Sort of — because he didn’t actually say it. It was in material he handed out at the meeting on the organization’s 2014 Top Ten Issues Affecting Real Estate. Housing was No. 8.
Kelly is not the only one saying it, surely, sort of or not. I’ve been wondering myself, as we watch housing, on the national level, sputter and try to get back up to speed — let alone the altitudes it enjoyed before the crash seven years ago.
Maybe he didn’t want to come out and say it. Who would want to? Maybe he just wanted to say it, sort of.
No one wants to hear it, probably not even apartment developers. A given apartment project has a shelf life for the developer — until it’s sold. Home ownership drove the whole economy for decades, and it still is a huge factor.
No one wants to see the dream fade and, actually, it’s hard to tell whether it is.
Yes, mortgage rates are still — still! — at historic lows, yet home sales are not where even smart people figured they’d be by now.

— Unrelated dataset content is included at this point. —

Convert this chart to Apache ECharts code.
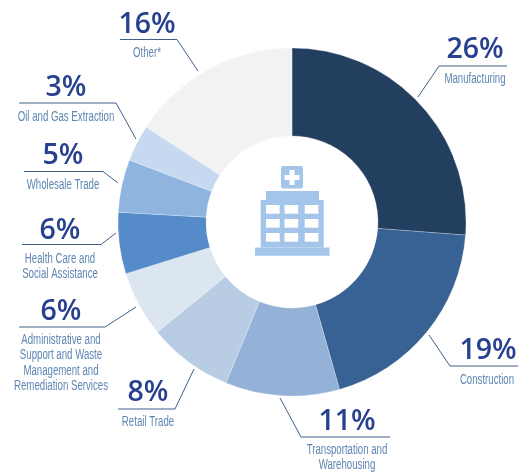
<!DOCTYPE html>
<html>
<head>
<meta charset="utf-8">
<style>html,body{margin:0;padding:0;background:#fff}#c{width:525px;height:472px}</style>
<script src="https://cdn.jsdelivr.net/npm/echarts@6/dist/echarts.min.js"></script>
</head>
<body>
<div id="c"></div>
<script>
const categories = ["Manufacturing","Construction","Transportation and\nWarehousing","Retail Trade","Administrative and\nSupport and Waste\nManagement and\nRemediation Services","Health Care and\nSocial Assistance","Wholesale Trade","Oil and Gas Extraction","Other*"];
const shares = [26.2,19.4,10.6,7.9,6.1,5.7,4.9,3.4,15.8];
const colors = ["#233f60","#386294","#94b2d7","#b8cce4","#dce6f1","#558bc8","#8fb4e0","#c6d9f0","#f2f2f2"];
// percent label anchor (centre x, top y), name label anchor (centre x, top y), leader line per slice
const labelAnchors = [[475,31.5],[488,332.5],[347,403.5],[148,374.5],[61,293.5],[60,212.5],[63,137.5],[66,69.5],[147,6.5]];
const nameAnchors = [[475,71],[487,372],[347,442],[148,414],[61,332.5],[60,251],[63,177],[66,109],[147,45]];
const leaderLines = [
 [[418,97],[439,66],[507,66]],
 [[429,335],[450,366],[518,366]],
 [[280,398],[301,437],[390,437]],
 [[194,369],[175,409],[118,409]],
 [[136,307],[105,327],[19,327]],
 [[116,233],[101,244.5],[22,244.5]],
 [[118,183],[103,171.5],[24,171.5]],
 [[136,139],[116,103],[19,103]],
 [[198,71],[177,39.5],[120,39.5]]
];
const iconBlue = "#a3c5e9";
const windowCols = [266,284.5,304.7];
const windowRows = [205,219,233];

const iconShapes = [
 {x:281,y:166,width:22,height:22.5,r:2,fill:iconBlue},
 {x:289.5,y:170,width:5,height:15,r:0,fill:"#fff"},
 {x:284.5,y:175,width:15,height:5,r:0,fill:"#fff"},
 {x:266,y:191,width:53,height:9,r:0,fill:iconBlue},
 {x:260.7,y:200,width:63,height:47.5,r:0,fill:iconBlue},
 {x:255,y:247.5,width:74.5,height:8.3,r:0,fill:iconBlue}
];
windowRows.forEach(y=>windowCols.forEach(x=>iconShapes.push({x,y,width:13.7,height:8.7,r:0,fill:"#fff"})));

const iconGraphics = iconShapes.map(s=>({type:"rect",silent:true,z:10,
   shape:{x:s.x,y:s.y,width:s.width,height:s.height,r:s.r},style:{fill:s.fill}}));
// the reference uses a condensed face: Liberation Sans squeezed horizontally
const nameGraphics = categories.map((name,i)=>({
  type:"text",silent:true,z:10,
  x:nameAnchors[i][0],y:nameAnchors[i][1],scaleX:0.69,
  style:{text:name,x:0,y:0,align:"center",verticalAlign:"top",
    font:"14px 'Liberation Sans'",lineHeight:15.3,fill:"#5f86b3"}
}));

const chart = echarts.init(document.getElementById("c"),null,{renderer:"canvas"});
chart.setOption({
 animation:false,
 backgroundColor:"#fff",
 series:[{
  type:"pie",
  center:[292,222],
  radius:[86,174],
  startAngle:90,
  clockwise:true,
  avoidLabelOverlap:false,
  silent:true,
  itemStyle:{borderColor:"rgba(255,255,255,0.5)",borderWidth:0.5},
  data:categories.map((name,i)=>({name,value:shares[i],itemStyle:{color:colors[i]}})),
  label:{
   show:true,
   position:"outside",
   formatter:p=>Math.round(p.value)+"%",
   fontFamily:"Open Sans",fontWeight:600,fontSize:28.5,lineHeight:36,color:"#27408f"
  },
  labelLine:{show:true,lineStyle:{color:"#3f6089",width:1}},
  labelLayout:p=>({
   x:labelAnchors[p.dataIndex][0],
   y:labelAnchors[p.dataIndex][1],
   align:"center",
   verticalAlign:"top",
   labelLinePoints:leaderLines[p.dataIndex]
  })
 }],
 graphic:iconGraphics.concat(nameGraphics)
});
</script>
</body>
</html>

Home construction is still stumbling, too. If you haven’t noticed, there is an apartment building boom on. Thank you, tightened mortgage lending standards, and thank you, sluggish jobs recovery.
The home ownership rate in this country, pushed to record highs by federal policy and the housing and credit bubbles, is now at a 19-year low, at just over 65 percent; it peaked in 2005 at more than 69 percent.
By definition, as a peak followed by a crash, 69 percent was unsustainable. I can’t imagine seeing it again without the same kind of loose lending that got it there in the first place.
A lot is riding on Millennials — people born after 1980, which represent more than a quarter of the adult population.